Şimdi de öyle. Biraz tavır değiştiren bir kafa. Genelde bir şeyleri ya
üstü kapalı sadece benim kelimelerden olayları hatırlayacağım bir kodla
veya benzetmelerle anlatırım. Günlük tipi yazmanın da sıkıntısı bu
aslında. Birinin okumuş olabileceği ihtimali yazmanı etkiliyor. Bu
anlamsız bir baskı oluşturuyor çünkü. Ben bugün o baskı yokmuş gibi
yazacağım. Gerekirse doz artırarak. Bilinç akışı şeklinde olacak.
Onun
hayatımda olmadığı günleri hatırlamaya çalışıyorum. Daha çok bu
hislerin aslında. Her şey ondan bağımsız. Yine savunuyorum, hayret bi'
şeysin kızım. Onu ilk gördüğüm anı da son gördüğüm anı da sonsuz kere
hatırladım. Zor günlerdi. Hâlâ tam bitebilmiş değil. Abim ve
arkadaşlarımızla oturduğumuz bi' akşam konu buralara geldi. Abim karşı
çaprazımda oturuyor, "Gerçekten kalbim çok kırık abi" diyiverdim pıtır
pıtır ağlamaya başlarken. Abim hem sevgi dolu hem de güven verici bi'
halde "Geçecek kardeşim" dedi. Ben bi' sigara daha yaktım. Ertesi gün
abimle ananemden dönerken meskenler tarafından geçtik. Tam O'nun
dükkanıyla bizim gideceğimiz yöne doğru yol ayrımına girdik. Abim
birden, "PİDECİ KURŞUNLAYALIM MI GARDAŞIM" diye sordu heyecanlı bi' ses
tonuyla asfshsjhs patlamalı ve delicesine güldüm. Yazarken bile aşırı
gülüyorum.
Toparlanıyordum. Ama sonra gidiş gelişler başladı. Ben
gittim. Ben gittim. O geldi. O geldi. Bence her defasında daha büyük
alt üst oldum. Dengem nerede tam olarak bozuldu çok iyi hatırlıyorum. Bu
konuyu yazıp yazmamakta kararsızım. Kararsızlığım birinin okuyacağı
gibi şeylerden değil. Birincisi yazarken çok üzüleceğim, ağlayacağım;
ikincisi, yazarsam kalacak bunlar. Kalmasınlar. Ben de unutayım artık.
Yoluma bakmam lazım.
* * *
Yazmamışım. Çok iyi yapmışım.
Bak bu yıl bi' de kendi konforumu öncelemeyi öğrendim. Buna, her
telefona bakmayarak başladım. Bakmadığımda eskiden rahatsızlık duyardım,
duymuyorum da artık. Siz istediğinizde değil, ben istediğimde bana
ulaşabilirsiniz.
Bayağı bi' işe batmış durumdaydım. Sık sık evden
yazıyorum. Daha verimli oluyor. Siyaset baskısını hissettiğimiz bi'
dönem. Nisan ayına kadar böyle gidebilir, sonra kimin gücü kime
yeterse.
Geçtiğimiz aylarda, başka insanlara fırsat vermeye
başladım. Yoğun bi' date trafiği. Hevesim kaçtı. Haliyle kaçınca
kovalandım, bundan da sıkıldım. Bu da değil istediğim. Bir gecede son
dönemde tanıştığım bütün erkoları her yerden sildim. Hafifledim. Bir
süre daha hayatımda böyle bi' gündem istemediğime karar verdim.
Yılbaşı
çok çok tatlıydı. Hava inanılmaz güzeldi ve yazlıktaydık. Şöminede
muhteşem ateş yakıp muhabbet ettik. Bahçede dans ettim, yürüdüm, yattım.

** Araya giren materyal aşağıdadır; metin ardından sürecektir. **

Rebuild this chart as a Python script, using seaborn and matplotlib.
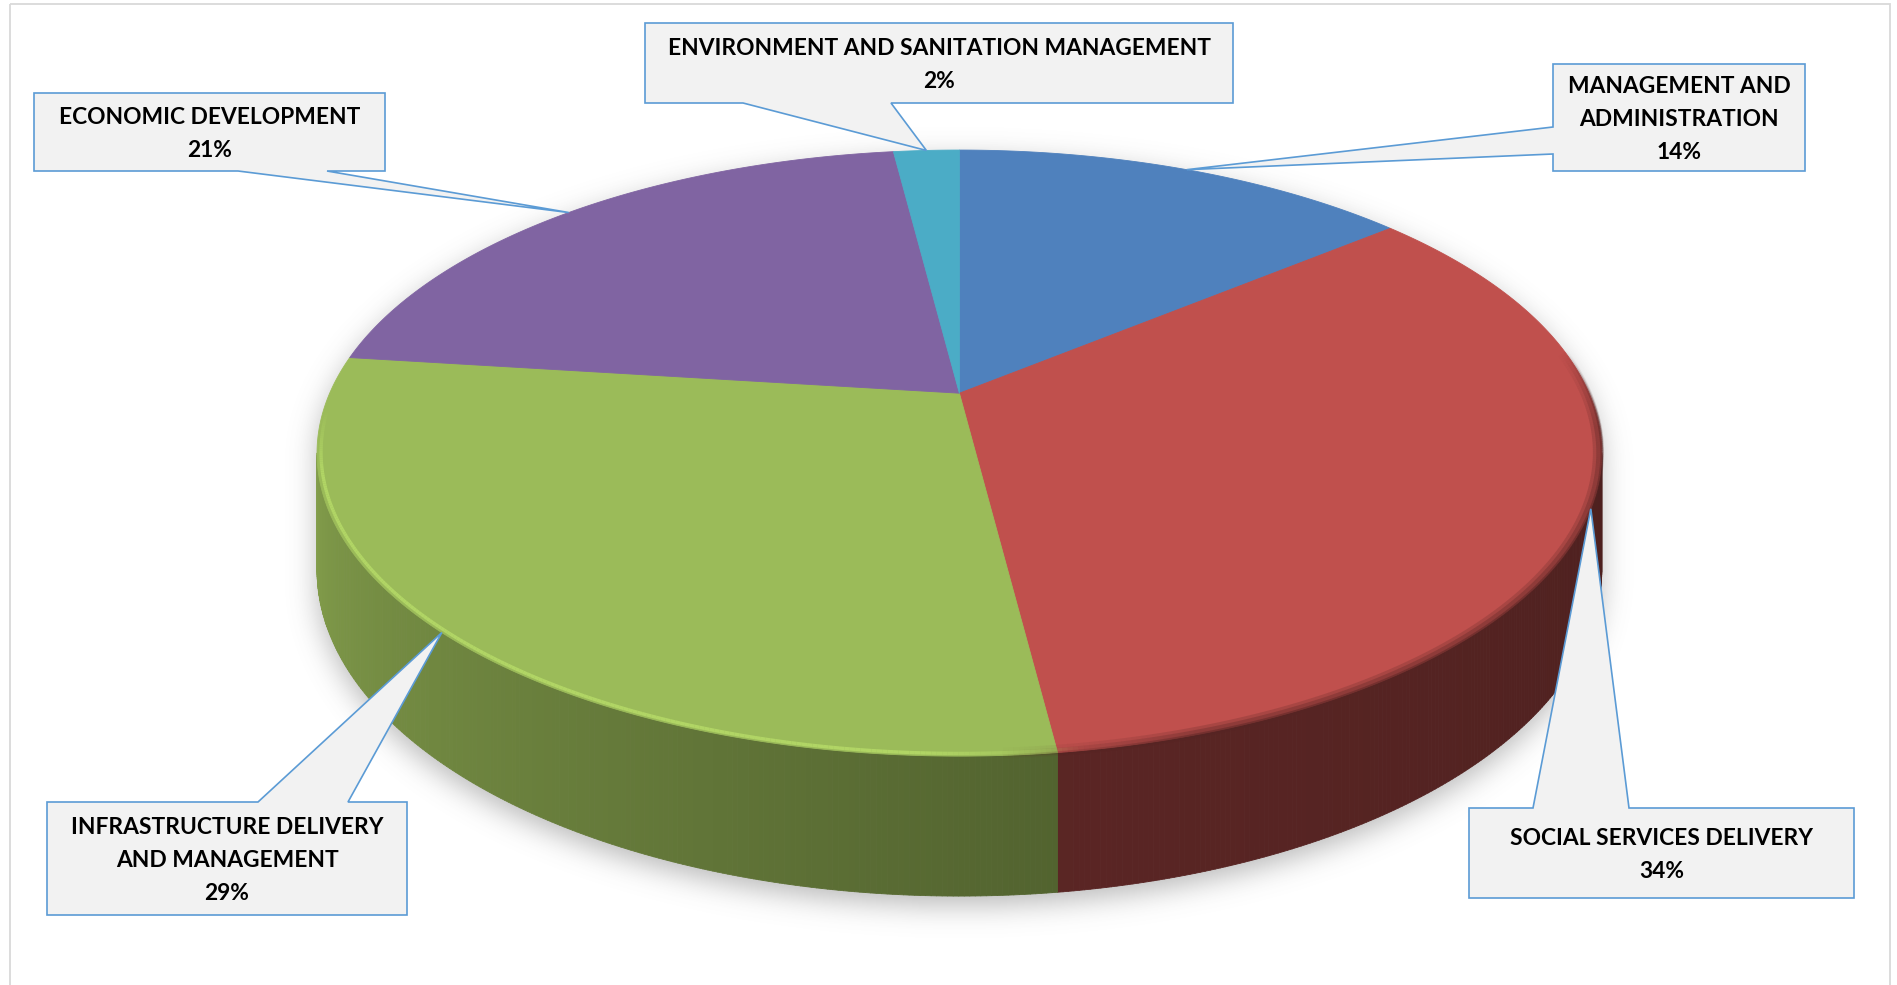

Ay vardı, muhteşem bi' gökyüzü... Köpeğimiz siyahla oynayıp azıcık
sevgi depoladım. Öyle saf ve güzel bi' sevgisi var ki. Onu sevdiğimi
uzaktan hissedip geliyor. Sesimi bile çıkarmadan. Bahçede yatarken o da
kıvrılıyor yanıma bi' yere. Merve aşırı tatlı bi' fotoğrafını çekmiş
bizim yeni yıl sabahı, Siyah'la deli gibi top oynayıp yorulduktan sonra
çimenlerde yuvarlandıktan sonra uyuyakalmışız.